When Prime Minister Benjamin Netanyahu argues unjustifiably for the need to continue the construction of West Bank settlements to allow for “natural growth” of settler families, he reminds me of the risk driven guest player in the popular TV show “Deal or No Deal”. In this show, the psyched up player is tempted to lose all his guaranteed winnings at an advanced stage of the game after achieving substantial gains. The player-turned-gambler often loses by overestimating his slim chances to win the full million-dollar deal. Under the influence of passionate support of an interactive audience, the gambler typically rationalizes his refusal to quit on time when his chances are favorable and ends up losing. The player’s false rationale to stay in the game against dominant odds is greed or vanity. The player defends the denial of probability law by claiming to pursue a lofty and altruistic cause: e.g. purchasing a dream house or sending children to college through this Deal.

Back to reality. On July 19, Netanyahu’s cabinet approved the construction of 20 housing units in East Jerusalem. There are already two hundred thousand Israeli Jews living in Arab neighborhoods of Jerusalem and three hundred thousand Jews living in the West Bank. Ten percent of the Israeli Jewish population is already residents in the occupied and forcefully fragmented Palestinian territories. Netanyahu is not satisfied yet with this record of land grab.
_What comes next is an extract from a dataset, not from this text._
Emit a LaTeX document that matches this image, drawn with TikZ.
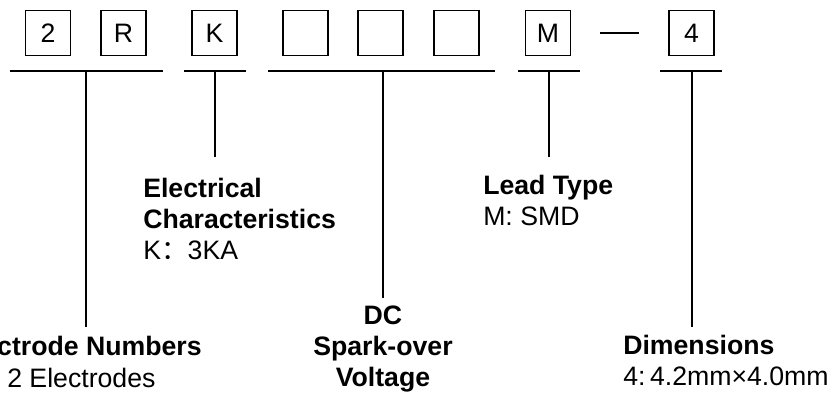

He dreams of a larger deal, willing to forfeit international support and Israel’s security, everything on the table of negotiation.

Since the 1967 occupation, Israel has spent an estimated one hundred billion dollars to build settlements on Palestinian land. To protect the Israeli settlements on Arab land, an elaborate, immune infrastructure had to be built over the past four decades. In and around settlement communities, there are limitless security structures, roads designated exclusively for settlers, hundreds of checkpoints, luxurious water and other utility systems, intimidating cement barriers, punitive barbed wires and a massive “security” wall that eats up a major part of the West Bank and separates Palestinian villages and cities from one another, and from Israelis communities.
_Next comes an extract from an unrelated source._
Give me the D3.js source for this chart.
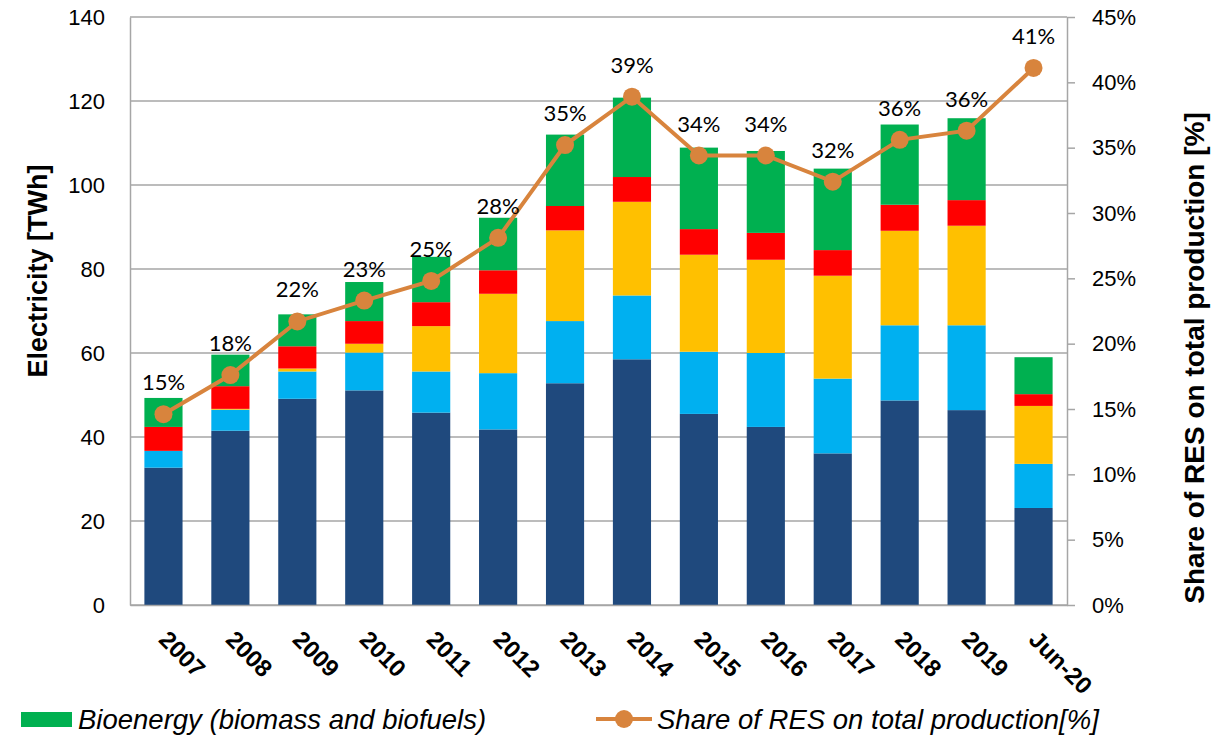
<!DOCTYPE html>
<html>
<head>
<meta charset="utf-8">
<script src="https://cdn.jsdelivr.net/npm/d3@7"></script>
<style>
  body { margin: 0; background: #fff; }
</style>
</head>
<body>
<div id="chart"></div>
<script>
var years = ["2007", "2008", "2009", "2010", "2011", "2012", "2013", "2014", "2015", "2016", "2017", "2018", "2019", "Jun-20"];
var hydro = [32.7, 41.5, 49.1, 51.1, 45.8, 41.8, 52.8, 58.5, 45.5, 42.4, 36.1, 48.7, 46.4, 23.1];
var wind = [4.0, 5.0, 6.5, 9.0, 9.8, 13.4, 14.8, 15.2, 14.8, 17.6, 17.8, 17.9, 20.2, 10.5];
var solar = [0, 0.2, 0.7, 2.1, 10.8, 18.9, 21.6, 22.3, 23.1, 22.2, 24.5, 22.5, 23.7, 13.8];
var geothermal = [5.7, 5.4, 5.3, 5.4, 5.7, 5.6, 5.8, 5.9, 6.1, 6.4, 6.1, 6.2, 6.1, 2.8];
var bioenergy = [6.9, 7.5, 7.6, 9.3, 10.8, 12.5, 17.0, 18.9, 19.4, 19.5, 19.4, 19.1, 19.5, 8.8];
var share = [14.6, 17.6, 21.7, 23.3, 24.8, 28.1, 35.2, 38.9, 34.4, 34.4, 32.4, 35.6, 36.3, 41.1];
var leftTicks = [0, 20, 40, 60, 80, 100, 120, 140];
var rightTicks = [0, 5, 10, 15, 20, 25, 30, 35, 40, 45];

var seriesKeys = ["hydro", "wind", "solar", "geothermal", "bioenergy"];
var colors = {hydro: "#1f497d", wind: "#00b0f0", solar: "#ffc000", geothermal: "#ff0000", bioenergy: "#00b050"};
var lineColor = "#d8843d";

var table = years.map((y, i) => ({
    year: y, hydro: hydro[i], wind: wind[i], solar: solar[i],
    geothermal: geothermal[i], bioenergy: bioenergy[i], share: share[i]
}));

var margin = {top: 17, right: 153, bottom: 132, left: 130};
var totalW = 1220, totalH = 737;
var width = totalW - margin.left - margin.right;
var height = totalH - margin.top - margin.bottom;

var x = d3.scaleBand()
    .domain(years)
    .range([0, width])
    .paddingInner(0.43)
    .paddingOuter(0.215);

var y = d3.scaleLinear().domain([0, 140]).range([height, 0]);
var y2 = d3.scaleLinear().domain([0, 45]).range([height, 0]);

var svg = d3.select("#chart").append("svg")
    .attr("width", totalW)
    .attr("height", totalH)
    .style("font-family", "Lato, 'Open Sans', sans-serif");

var g = svg.append("g")
    .attr("transform", "translate(" + margin.left + "," + margin.top + ")");

// gridlines
g.append("g")
    .selectAll("line")
    .data(leftTicks)
    .enter().append("line")
    .attr("x1", 0)
    .attr("x2", width)
    .attr("y1", d => y(d))
    .attr("y2", d => y(d))
    .attr("stroke", "#a6a6a6")
    .attr("stroke-width", 1.5);

// stacked bars
var stack = d3.stack().keys(seriesKeys)(table);

g.append("g")
    .selectAll("g")
    .data(stack)
    .enter().append("g")
    .attr("fill", d => colors[d.key])
    .selectAll("rect")
    .data(d => d)
    .enter().append("rect")
    .attr("x", d => x(d.data.year))
    .attr("y", d => y(d[1]))
    .attr("width", x.bandwidth())
    .attr("height", d => y(d[0]) - y(d[1]));

// left axis
var leftAxis = g.append("g")
    .call(d3.axisLeft(y).tickValues(leftTicks).tickSize(0).tickPadding(25));
leftAxis.select(".domain").attr("stroke", "#a6a6a6").attr("stroke-width", 1.5);
leftAxis.selectAll("text").style("font-size", "22px").attr("fill", "#000");

// right axis
var rightAxis = g.append("g")
    .attr("transform", "translate(" + width + ",0)")
    .call(d3.axisRight(y2).tickValues(rightTicks).tickFormat(d => d + "%").tickSize(8).tickSizeOuter(0).tickPadding(17));
rightAxis.select(".domain").attr("stroke", "#a6a6a6").attr("stroke-width", 1.5);
rightAxis.selectAll("line").attr("stroke", "#a6a6a6").attr("stroke-width", 1.5);
rightAxis.selectAll("text").style("font-size", "22px").attr("fill", "#000");

// bottom axis
var bottomAxis = g.append("g")
    .attr("transform", "translate(0," + height + ")")
    .call(d3.axisBottom(x).tickSize(0).tickPadding(0));
bottomAxis.select(".domain").attr("stroke", "#a6a6a6").attr("stroke-width", 1.5);
bottomAxis.selectAll("text")
    .attr("text-anchor", "start")
    .attr("dy", null)
    .attr("y", 0)
    .attr("transform", "translate(-6,36) rotate(45)")
    .style("font-family", "'Liberation Sans', Arial, sans-serif")
    .style("font-weight", "bold")
    .style("font-size", "24px")
    .attr("fill", "#000");

// share line
var cx = d => x(d.year) + x.bandwidth() / 2;
var line = d3.line().x(cx).y(d => y2(d.share));

g.append("path")
    .datum(table)
    .attr("fill", "none")
    .attr("stroke", lineColor)
    .attr("stroke-width", 4)
    .attr("d", line);

g.selectAll(".dot")
    .data(table)
    .enter().append("circle")
    .attr("class", "dot")
    .attr("cx", cx)
    .attr("cy", d => y2(d.share))
    .attr("r", 9)
    .attr("fill", lineColor);

g.selectAll(".lbl")
    .data(table)
    .enter().append("text")
    .attr("class", "lbl")
    .attr("x", cx)
    .attr("y", d => y2(d.share) - 24)
    .attr("text-anchor", "middle")
    .style("font-size", "22px")
    .attr("fill", "#000")
    .text(d => Math.round(d.share) + "%");

// axis titles
svg.append("text")
    .attr("transform", "translate(47,271) rotate(-90)")
    .attr("text-anchor", "middle")
    .style("font-family", "'Liberation Sans', Arial, sans-serif")
    .style("font-weight", "bold")
    .style("font-size", "27px")
    .text("Electricity [TWh]");

svg.append("text")
    .attr("transform", "translate(1204,358) rotate(-90)")
    .attr("text-anchor", "middle")
    .style("font-family", "'Liberation Sans', Arial, sans-serif")
    .style("font-weight", "bold")
    .style("font-size", "28px")
    .text("Share of RES on total production [%]");

// legend
var legend = svg.append("g")
    .style("font-family", "'Liberation Sans', Arial, sans-serif")
    .style("font-style", "italic")
    .style("font-size", "27.5px");

legend.append("rect")
    .attr("x", 21).attr("y", 712).attr("width", 51).attr("height", 15)
    .attr("fill", colors.bioenergy);
legend.append("text")
    .attr("x", 78).attr("y", 729)
    .text("Bioenergy (biomass and biofuels)");

legend.append("line")
    .attr("x1", 596).attr("x2", 652).attr("y1", 719).attr("y2", 719)
    .attr("stroke", lineColor).attr("stroke-width", 4);
legend.append("circle")
    .attr("cx", 624).attr("cy", 719).attr("r", 9)
    .attr("fill", lineColor);
legend.append("text")
    .attr("x", 657).attr("y", 729)
    .text("Share of RES on total production[%]");
</script>
</body>
</html>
Without pondering the future, successive Israeli governments - of both the Labor and Likud parties - had a major policy in common: extending the settlements and fragmenting Palestinian land. This policy is to weaken the viability of a future Palestinian state in the currently occupied territories, which may be liberated in the future.

Today, Israel is being asked to stop doing what it has been doing for over forty years: to stop building illegally on land Israel does not own. When an illegal political act, which has been tolerated for an extended period of time, suddenly gets declared non-tolerable, as it should have been much earlier, the message is not easily accepted, by the perpetrator of the act. This is what Obama is declaring today as unacceptable and “ must stop”; and this is what Netanyahu is finding hard to comply with.
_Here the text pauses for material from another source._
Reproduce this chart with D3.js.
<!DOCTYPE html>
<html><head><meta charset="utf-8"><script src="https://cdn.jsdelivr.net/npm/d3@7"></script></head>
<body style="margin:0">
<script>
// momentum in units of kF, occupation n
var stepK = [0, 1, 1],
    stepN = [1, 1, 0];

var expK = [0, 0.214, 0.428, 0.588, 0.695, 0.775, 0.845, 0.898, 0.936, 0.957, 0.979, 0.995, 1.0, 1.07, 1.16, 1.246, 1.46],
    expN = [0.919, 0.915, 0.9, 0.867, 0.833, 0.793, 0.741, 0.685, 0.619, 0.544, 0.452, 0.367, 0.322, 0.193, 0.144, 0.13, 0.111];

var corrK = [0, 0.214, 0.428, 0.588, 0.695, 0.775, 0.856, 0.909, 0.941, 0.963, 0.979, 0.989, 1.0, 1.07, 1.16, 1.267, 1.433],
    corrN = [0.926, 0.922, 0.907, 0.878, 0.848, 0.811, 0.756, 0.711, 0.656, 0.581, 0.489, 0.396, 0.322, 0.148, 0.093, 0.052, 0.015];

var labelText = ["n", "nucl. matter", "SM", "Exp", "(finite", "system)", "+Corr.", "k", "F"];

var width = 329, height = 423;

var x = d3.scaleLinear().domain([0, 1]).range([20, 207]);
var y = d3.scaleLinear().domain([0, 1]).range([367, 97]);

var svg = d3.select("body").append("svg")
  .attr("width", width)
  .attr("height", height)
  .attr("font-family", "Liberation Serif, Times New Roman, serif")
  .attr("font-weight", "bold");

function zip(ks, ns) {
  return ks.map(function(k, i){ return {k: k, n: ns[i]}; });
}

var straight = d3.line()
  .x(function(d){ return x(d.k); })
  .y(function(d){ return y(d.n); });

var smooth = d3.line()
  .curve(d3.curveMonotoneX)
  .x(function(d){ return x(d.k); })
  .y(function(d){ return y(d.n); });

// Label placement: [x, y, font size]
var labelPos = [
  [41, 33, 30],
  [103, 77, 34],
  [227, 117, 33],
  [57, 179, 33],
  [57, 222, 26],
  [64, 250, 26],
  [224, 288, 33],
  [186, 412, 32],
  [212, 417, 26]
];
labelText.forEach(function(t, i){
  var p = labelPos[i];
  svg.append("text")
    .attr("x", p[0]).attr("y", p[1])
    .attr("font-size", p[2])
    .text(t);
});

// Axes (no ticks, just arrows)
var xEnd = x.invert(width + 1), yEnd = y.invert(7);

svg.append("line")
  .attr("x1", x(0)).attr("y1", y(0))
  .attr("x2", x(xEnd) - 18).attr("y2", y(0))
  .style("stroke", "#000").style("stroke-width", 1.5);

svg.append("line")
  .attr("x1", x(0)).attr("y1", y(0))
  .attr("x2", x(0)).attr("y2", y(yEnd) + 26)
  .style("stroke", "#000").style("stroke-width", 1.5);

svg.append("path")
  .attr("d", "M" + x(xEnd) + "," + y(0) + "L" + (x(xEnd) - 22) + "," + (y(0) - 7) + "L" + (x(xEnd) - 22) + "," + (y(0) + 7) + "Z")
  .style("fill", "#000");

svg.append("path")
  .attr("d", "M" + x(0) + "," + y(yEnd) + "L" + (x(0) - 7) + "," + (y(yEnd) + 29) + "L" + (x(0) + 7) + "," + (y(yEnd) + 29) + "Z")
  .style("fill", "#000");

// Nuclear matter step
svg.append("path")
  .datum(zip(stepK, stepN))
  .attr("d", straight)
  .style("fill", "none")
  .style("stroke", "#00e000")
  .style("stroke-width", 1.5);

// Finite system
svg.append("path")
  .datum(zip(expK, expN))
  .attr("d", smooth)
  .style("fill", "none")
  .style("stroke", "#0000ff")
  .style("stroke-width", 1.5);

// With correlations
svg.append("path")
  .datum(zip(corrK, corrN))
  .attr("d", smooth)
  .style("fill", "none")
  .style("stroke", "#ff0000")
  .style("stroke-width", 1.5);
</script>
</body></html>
Ignoring mounting international pressure, the Israeli government continues to refuse to stop building houses on Arab land. The current Prime Minister has been ignoring political pressure and international law, continuing an occupation policy that is no more tenable, or even safe, for Israel’s future security and its image.

President Obama’s staff is using mild and soft power diplomacy with the current hawkish Israeli government. The president is careful not to over spend political capital in dealing with the challenge that the Israel lobby poses for the White House on this issue.

Netanyahu hopes that Israel’s friends in the US congress will not allow Obama to apply full pressure on Tel Aviv. The Israeli Prime Minister is also betting that Obama will be bogged-down in his growing legislative domestic agenda. The current fight for national healthcare reform, by itself, requires more energy and political investment from the President than the Middle East peace process.

With Obama at the helm, the American legislature is being asked this summer to digest two new important ideas, one domestic and one international. The first idea is that national health insurance is a safety valve for capitalism rather than a threat. The second idea is that Israel’s security would be served, rather than hurt, by welcoming a viable Palestinian state.

The Prime Minister of Israel should be thankful for, rather than be grumbling about the fact that President Obama and Secretary of State Hillary Clinton have not asked Israel to dismantle all existing settlements. These settlements are illegal undertakings that constitute a threat to the peace process and form an obvious breach of international law- the Fourth Geneva Convention, which forbids an occupying power from extending its jurisdiction to the occupied. All that Obama is asking for now from Israel is not to further violate the law in order to discuss the parameters of a solution to the Arab Israeli conflict.

Netanyahu has so far refused to accept an Arab offer to exchange land for peace. The deal is not the full “million-dollar deal” but it is close enough, and for both sides of the conflict. The offer would be a revised Geneva Accord: modified 1967 borders to include a segment of the settlements, a border with a land-compensated, a viable and sovereign Palestinian state, international forces for security, a generous and empowering refugee compensation deal that involves some repatriation to the new state and a shared Jerusalem.

As the threat of the one state solution grows on the Arab street, and among intellectuals who have given up the prospects of a two-state solution, both sides of the Arab Israeli conflict are looking for a voluntary, moderate and pragmatic resolution of the conflict. Will Netanyahu join the moderates or will he stay in the game and press the “No Deal” button?

True friends of Israel are excited about the possibility of striking a deal and they are mindful of the alternative, which could be disastrous for all concerned.